Seminario di Infocivica
in collaborazione con Globus et Locus
Milano - 15 gennaio 2009
Presenti: Piero Bassetti, Fausto Colombo, Livia D’Anna, Edoardo Fleischner, Giacomo Mazzone, Gerardo Mombelli, Bino Olivi, Remigio Ratti, Giuseppe Richeri, Bruno Somalvico, Ivana Trevisani
Piero Bassetti: l’idea di partenza è quella di dare all’incontro di oggi un aspetto seminariale, in cui la problematica del ruolo e delle missioni del servizio pubblico nel contesto glocal venga posta dialetticamente a partire da due strutture diverse come Infocivica e Globus et Locus e possa arricchirsi degli interventi dei presenti, ognuno dei quali è chiamato a dare il suo contributo per noi di grande interesse.
Per quanto riguarda Globus et Locus, noi in dieci anni di lavoro, abbiamo fatto una constatazione fondamentale, cioè che la glocalizzazione è un cambio d’epoca radicale.

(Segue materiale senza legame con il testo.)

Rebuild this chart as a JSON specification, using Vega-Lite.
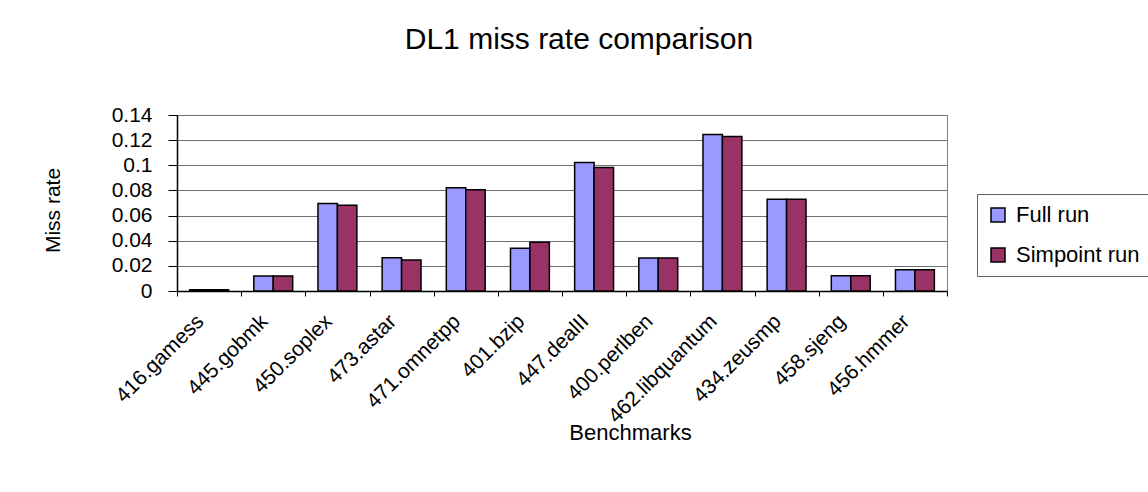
{
  "$schema": "https://vega.github.io/schema/vega-lite/v6.json",
  "width": 770,
  "height": 176,
  "autosize": {"type": "none"},
  "padding": {"left": 177, "top": 115, "right": 201, "bottom": 201},
  "background": "white",
  "title": {
    "text": "DL1 miss rate comparison",
    "font": "Liberation Sans",
    "fontSize": 30,
    "fontWeight": "normal",
    "color": "black",
    "anchor": "middle",
    "baseline": "alphabetic",
    "dx": 17,
    "offset": 25
  },
  "config": {
    "font": "Liberation Sans",
    "view": {"stroke": "#808080", "strokeWidth": 1}
  },
  "data": {
    "values": [
      {"benchmark": "416.gamess", "run": "Full run", "rate": 0.001},
      {"benchmark": "416.gamess", "run": "Simpoint run", "rate": 0.001},
      {"benchmark": "445.gobmk", "run": "Full run", "rate": 0.012},
      {"benchmark": "445.gobmk", "run": "Simpoint run", "rate": 0.012},
      {"benchmark": "450.soplex", "run": "Full run", "rate": 0.0697},
      {"benchmark": "450.soplex", "run": "Simpoint run", "rate": 0.0682},
      {"benchmark": "473.astar", "run": "Full run", "rate": 0.0264},
      {"benchmark": "473.astar", "run": "Simpoint run", "rate": 0.0246},
      {"benchmark": "471.omnetpp", "run": "Full run", "rate": 0.0822},
      {"benchmark": "471.omnetpp", "run": "Simpoint run", "rate": 0.0806},
      {"benchmark": "401.bzip", "run": "Full run", "rate": 0.0341},
      {"benchmark": "401.bzip", "run": "Simpoint run", "rate": 0.0388},
      {"benchmark": "447.dealII", "run": "Full run", "rate": 0.1022},
      {"benchmark": "447.dealII", "run": "Simpoint run", "rate": 0.0983},
      {"benchmark": "400.perlben", "run": "Full run", "rate": 0.0262},
      {"benchmark": "400.perlben", "run": "Simpoint run", "rate": 0.0262},
      {"benchmark": "462.libquantum", "run": "Full run", "rate": 0.1244},
      {"benchmark": "462.libquantum", "run": "Simpoint run", "rate": 0.1229},
      {"benchmark": "434.zeusmp", "run": "Full run", "rate": 0.0729},
      {"benchmark": "434.zeusmp", "run": "Simpoint run", "rate": 0.0729},
      {"benchmark": "458.sjeng", "run": "Full run", "rate": 0.0122},
      {"benchmark": "458.sjeng", "run": "Simpoint run", "rate": 0.0122},
      {"benchmark": "456.hmmer", "run": "Full run", "rate": 0.0169},
      {"benchmark": "456.hmmer", "run": "Simpoint run", "rate": 0.0169}
    ]
  },
  "mark": {"type": "bar", "stroke": "black", "strokeWidth": 1.5},
  "encoding": {
    "x": {
      "field": "benchmark",
      "type": "nominal",
      "sort": null,
      "title": "Benchmarks",
      "scale": {"paddingInner": 0, "paddingOuter": 0},
      "axis": {
        "labelAngle": -45,
        "labelAlign": "right",
        "labelBaseline": "middle",
        "labelOffset": -9,
        "labelPadding": 22,
        "labelFontSize": 21,
        "labelColor": "black",
        "labelFont": "Liberation Sans",
        "tickBand": "extent",
        "tickSize": 5,
        "tickColor": "black",
        "domainColor": "black",
        "domainWidth": 1.5,
        "grid": false,
        "titleX": 453,
        "titleY": 148,
        "titleBaseline": "alphabetic",
        "titleAlign": "center",
        "titleFontSize": 22,
        "titleFontWeight": "normal",
        "titleColor": "black",
        "titleFont": "Liberation Sans"
      }
    },
    "xOffset": {
      "field": "run",
      "type": "nominal",
      "sort": ["Full run", "Simpoint run"],
      "scale": {"paddingInner": 0, "paddingOuter": 0.65}
    },
    "y": {
      "field": "rate",
      "type": "quantitative",
      "title": "Miss rate",
      "scale": {"domain": [0, 0.14], "nice": false},
      "axis": {
        "values": [0, 0.02, 0.04, 0.06, 0.08, 0.1, 0.12, 0.14],
        "format": "~g",
        "labelFontSize": 21,
        "labelColor": "black",
        "labelFont": "Liberation Sans",
        "labelPadding": 16,
        "tickSize": 9,
        "tickColor": "black",
        "domainColor": "black",
        "domainWidth": 1.5,
        "grid": true,
        "gridColor": "#707070",
        "gridWidth": 1.2,
        "titleX": -124,
        "titleY": 95,
        "titleAngle": -90,
        "titleAlign": "center",
        "titleBaseline": "middle",
        "titleFontSize": 21,
        "titleFontWeight": "normal",
        "titleColor": "black",
        "titleFont": "Liberation Sans"
      }
    },
    "color": {
      "field": "run",
      "type": "nominal",
      "scale": {"domain": ["Full run", "Simpoint run"], "range": ["#9999FF", "#993366"]},
      "legend": {
        "title": null,
        "orient": "none",
        "legendX": 800,
        "legendY": 79,
        "symbolType": "square",
        "symbolSize": 196,
        "symbolStrokeColor": "black",
        "symbolStrokeWidth": 1.5,
        "symbolOpacity": 1,
        "labelFontSize": 22,
        "labelColor": "black",
        "labelFont": "Liberation Sans",
        "labelOffset": 7,
        "rowPadding": 18,
        "padding": 10,
        "strokeColor": "#606060",
        "fillColor": "white"
      }
    }
  }
}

Come del resto è scritto chiaramente nel manifesto dei glocalisti, questo cambiamento epocale non dipende affatto da mutamenti dei processi economici o politici, ma da una innovazione epocale dei concetti di tempo e spazio che i progressi tecnologici hanno introdotto nel mondo. Chi è stato globalizzato non è il mondo ma noi, e questa è una trasformazione antropologica e sociologica radicale. In questo contesto i media sono un elemento fondamentale, dal momento questo passaggio all’epoca glocal distrugge l’ordine nazionale e internazionale e crea un ordine nuovo in cui i media sono attori e beneficiari, ammesso che riescano a cogliere la portata di questa rivoluzione.

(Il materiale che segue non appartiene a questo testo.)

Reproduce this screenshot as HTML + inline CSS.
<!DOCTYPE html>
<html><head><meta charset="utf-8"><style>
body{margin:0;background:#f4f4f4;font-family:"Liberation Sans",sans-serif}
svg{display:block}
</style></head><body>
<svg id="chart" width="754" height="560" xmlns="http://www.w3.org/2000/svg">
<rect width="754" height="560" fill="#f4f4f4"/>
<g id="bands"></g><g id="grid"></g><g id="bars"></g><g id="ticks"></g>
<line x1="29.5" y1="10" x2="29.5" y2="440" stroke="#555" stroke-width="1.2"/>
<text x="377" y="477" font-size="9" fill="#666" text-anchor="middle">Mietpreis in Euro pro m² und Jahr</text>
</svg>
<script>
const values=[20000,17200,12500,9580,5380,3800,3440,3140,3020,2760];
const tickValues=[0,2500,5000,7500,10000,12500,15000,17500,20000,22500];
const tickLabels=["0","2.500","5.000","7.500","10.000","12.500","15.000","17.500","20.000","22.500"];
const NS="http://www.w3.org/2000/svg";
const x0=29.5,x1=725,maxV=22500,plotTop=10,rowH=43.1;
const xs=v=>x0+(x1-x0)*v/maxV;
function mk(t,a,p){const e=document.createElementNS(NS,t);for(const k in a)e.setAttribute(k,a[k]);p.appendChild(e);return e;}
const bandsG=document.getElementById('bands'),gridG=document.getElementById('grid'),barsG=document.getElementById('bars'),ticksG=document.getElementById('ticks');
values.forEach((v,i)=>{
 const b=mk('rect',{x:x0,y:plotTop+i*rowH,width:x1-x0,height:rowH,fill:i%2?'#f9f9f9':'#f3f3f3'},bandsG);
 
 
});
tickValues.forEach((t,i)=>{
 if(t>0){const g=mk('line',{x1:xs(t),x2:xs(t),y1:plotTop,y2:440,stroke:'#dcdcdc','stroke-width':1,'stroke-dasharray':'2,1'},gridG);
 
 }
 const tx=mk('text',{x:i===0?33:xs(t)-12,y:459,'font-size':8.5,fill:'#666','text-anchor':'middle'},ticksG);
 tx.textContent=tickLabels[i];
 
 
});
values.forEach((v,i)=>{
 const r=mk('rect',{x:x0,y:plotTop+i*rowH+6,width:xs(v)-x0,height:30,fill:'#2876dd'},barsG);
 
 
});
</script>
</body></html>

L’appello di Amalfi si era posto in un’epoca mondiale diversa, in cui la dimensione nazionale era quella dominante e non veniva messa in discussione. L’idea di comunicazione era fondamentalmente derivata da quella dell’araldo (al servizio del potere centrale) ed era una comunicazione unidirezionale, “one way”. Il rapporto tra un’organizzazione preposta a essere l’araldo della società nazionale e i centri di potere della stessa (governo) era quella ovvia di un rapporto di dipendenza. Oggi questo rapporto è finito, innanzitutto perché la nostra dimensione nazionale e statuale di riferimento è l’Europa. Se perfino l’ordine pubblico ha già accettato la dimensione europea (Schengen), è chiaro che non è pensabile che la comunicazione si chiuda nel confine dei singoli stati. Se questo è, quello che a noi interessa oggi non è tanto la Rai, ma semmai Murdoch (Sky). Il soggetto più coerente con le sfide di comportamento che la rivoluzione comporta in termini di audience e mezzi è Murdoch perché partendo da un impostazione globale, affronta il tema glocale e in un certo senso si muove in un’altra epoca.

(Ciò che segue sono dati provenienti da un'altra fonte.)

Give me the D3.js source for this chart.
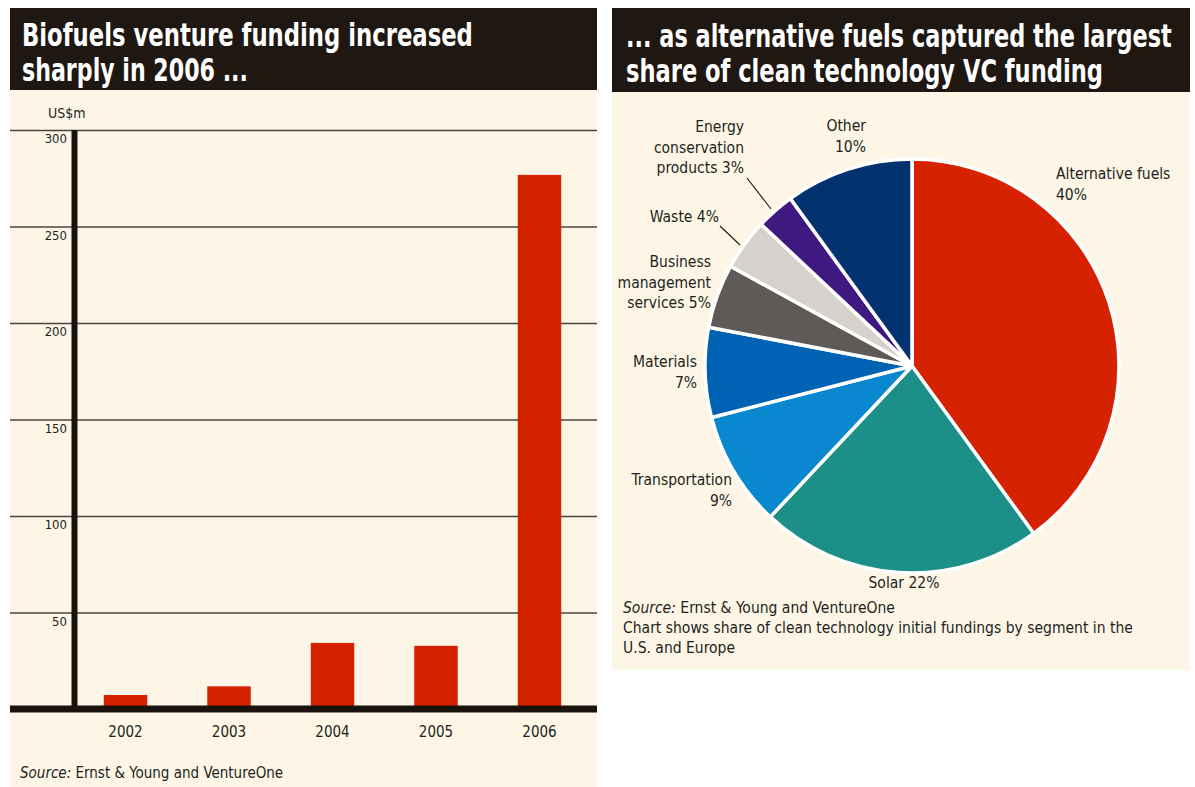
<!DOCTYPE html>
<html><head><meta charset="utf-8">
<script src="https://cdn.jsdelivr.net/npm/d3@7"></script>
<style>
html,body{margin:0;padding:0;background:#fff;}
svg{display:block;}
text{font-family:"Liberation Sans Narrow","DejaVu Sans Condensed","Arial Narrow",sans-serif;fill:#231f1c;}
</style></head>
<body>
<svg id="chart" width="1195" height="787"></svg>
<script>
// ---------- data ----------
const years = ["2002","2003","2004","2005","2006"];
const funding = [7.5, 12, 34.5, 33, 277];
const yTicks = [50, 100, 150, 200, 250, 300];

const segments = ["Alternative fuels","Solar","Transportation","Materials","Business management services","Waste","Energy conservation products","Other"];
const shares = [40, 22, 9, 7, 5, 4, 3, 10];
const segColors = ["#d62200","#1b8f88","#0a88cf","#0062b2","#5f5957","#d7d1cd","#3f1880","#033271"];

const leftTitle = ["Biofuels venture funding increased","sharply in 2006 ..."];
const rightTitle = ["... as alternative fuels captured the largest","share of clean technology VC funding"];

const svg = d3.select("#chart");
const cream = "#fdf6e7", dark = "#1f1712";

// fits a title line horizontally to a target width by scaling its group
function titleLine(text, x, yb, targetW){
  const g = svg.append("g");
  const t = g.append("text").attr("x",0).attr("y",0).text(text)
    .attr("font-size",32).attr("font-weight","bold").style("fill","#fff");
  const w = t.node().getComputedTextLength();
  const sx = Math.min(1, targetW / w);
  g.attr("transform",`translate(${x},${yb}) scale(${sx},1)`);
}

// ---------- left panel ----------
svg.append("rect").attr("x",10).attr("y",90).attr("width",587).attr("height",697).attr("fill",cream);
svg.append("rect").attr("x",10).attr("y",8).attr("width",587).attr("height",82).attr("fill",dark);
const ltw = [451, 226];
leftTitle.forEach((t,i)=> titleLine(t, 22, 46+i*35, ltw[i]));

const y = d3.scaleLinear().domain([0,300]).range([709.5,130.5]);
const x = d3.scaleBand().domain(years).range([73.75,591.25]).paddingInner(0.58).paddingOuter(0.29);

// gridlines
svg.append("g").selectAll("line").data(yTicks).join("line")
  .attr("x1",10).attr("x2",597).attr("y1",d=>y(d)).attr("y2",d=>y(d))
  .attr("stroke","#4a4541").attr("stroke-width",1.6);

// y axis labels via d3 axis
const yAxis = d3.axisLeft(y).tickValues(yTicks).tickSize(0).tickPadding(0);
const gy = svg.append("g").attr("transform","translate(67,0)").call(yAxis);
gy.select(".domain").remove();
gy.selectAll("text").attr("dy","12").attr("font-size",13).attr("text-anchor","end");

svg.append("text").attr("x",48).attr("y",118).attr("font-size",14).text("US$m");

// bars
svg.append("g").selectAll("rect").data(years).join("rect")
  .attr("x",d=>x(d)).attr("width",x.bandwidth())
  .attr("y",(d,i)=>y(funding[i])).attr("height",(d,i)=>y(0)-y(funding[i]))
  .attr("fill","#d62100");

// axis lines
svg.append("line").attr("x1",74.5).attr("x2",74.5).attr("y1",130).attr("y2",709).attr("stroke","#1a120d").attr("stroke-width",6);
svg.append("line").attr("x1",10).attr("x2",597).attr("y1",709).attr("y2",709).attr("stroke","#1a120d").attr("stroke-width",7);

// x axis labels
const xAxis = d3.axisBottom(x).tickSize(0).tickPadding(0);
const gx = svg.append("g").attr("transform","translate(0,737)").call(xAxis);
gx.select(".domain").remove();
gx.selectAll("text").attr("dy",0).attr("font-size",15);

const ls = svg.append("text").attr("x",20).attr("y",778).attr("font-size",15);
ls.append("tspan").attr("font-style","italic").text("Source:");
ls.append("tspan").text(" Ernst & Young and VentureOne");

// ---------- right panel ----------
svg.append("rect").attr("x",612).attr("y",92).attr("width",578).attr("height",578).attr("fill",cream);
svg.append("rect").attr("x",612).attr("y",8).attr("width",578).attr("height",84).attr("fill",dark);
const rtw = [546, 477];
rightTitle.forEach((t,i)=> titleLine(t, 626, 47+i*35, rtw[i]));

const cx = 912, cy = 366, R = 207;
const pie = d3.pie().sort(null).value(d=>d)(shares);
const arc = d3.arc().innerRadius(0).outerRadius(R);
svg.append("g").attr("transform",`translate(${cx},${cy})`)
  .selectAll("path").data(pie).join("path")
  .attr("d",arc).attr("fill",(d,i)=>segColors[i])
  .attr("stroke","#fff").attr("stroke-width",3.5).attr("stroke-linejoin","round");

// pie labels
const pieLabels = [
  {lines:["Alternative fuels","40%"], x:1056, y:179, anchor:"start"},
  {lines:["Solar 22%"], x:904, y:588, anchor:"middle"},
  {lines:["Transportation","9%"], x:732, y:485, anchor:"end"},
  {lines:["Materials","7%"], x:697, y:367, anchor:"end"},
  {lines:["Business","management","services 5%"], x:711, y:267, anchor:"end"},
  {lines:["Waste 4%"], x:719, y:222, anchor:"end"},
  {lines:["Energy","conservation","products 3%"], x:744, y:132, anchor:"end"},
  {lines:["Other","10%"], x:866, y:131, anchor:"end"}
];
pieLabels.forEach(l=>{
  const t = svg.append("text").attr("x",l.x).attr("y",l.y).attr("font-size",15.5).attr("text-anchor",l.anchor);
  l.lines.forEach((s,j)=>t.append("tspan").attr("x",l.x).attr("dy",j?20.5:0).text(s));
});
// leader lines
svg.append("line").attr("x1",747).attr("y1",178).attr("x2",771).attr("y2",209).attr("stroke","#231f1c").attr("stroke-width",1.2);
svg.append("line").attr("x1",720).attr("y1",226).attr("x2",740).attr("y2",245).attr("stroke","#231f1c").attr("stroke-width",1.2);

const rs = svg.append("text").attr("x",623).attr("y",613).attr("font-size",15.5);
rs.append("tspan").attr("font-style","italic").text("Source:");
rs.append("tspan").text(" Ernst & Young and VentureOne");
svg.append("text").attr("x",623).attr("y",633).attr("font-size",15.5).text("Chart shows share of clean technology initial fundings by segment in the");
svg.append("text").attr("x",623).attr("y",653).attr("font-size",15.5).text("U.S. and Europe");
</script>
</body></html>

Noi siamo oggi di fronte non a una sfida di mutamento comportamentale della Rai, ma di mutamento ontologico. Il discorso non è più riformista ma rivoluzionario. Detto questo, io sono disposto anche a fare del riformismo più moderato. L’incontro di oggi ha questa logica: voi siete all’interno di un discorso riformista, come era quello di Amalfi, dove si auspicavano degli aggiustamenti ma in fondo l’ossatura dell’identità della Rai non veniva intaccata.
Oggi se vogliamo riprendere l’iniziativa di Amalfi, aggiornarla e proporci di andare oltre, a me sembra interessante il confronto fra un’ipotesi massimalista come la mia che ha la Rai attuale in coda e un’ipotesi minimalista come la vostra che ha la globalizzazione davanti, secondo cui lo stato c’è ancora e continuerà ad esistere per molto tempo.
In mezzo ci sono vari ambiti di trasformazione: la problematica europea è già presente, l’evoluzione tecnologica (innegabile) sta trasformando gli strumenti e i rapporti con l’audience. Il nostro obiettivo è quello di definire un progetto di azione su come si possa realizzare una marcia di avvicinamento al nuovo. Su questo varrebbe la pena di fare uno scambio di riflessioni, che sia il presupposto a un’azione coerente.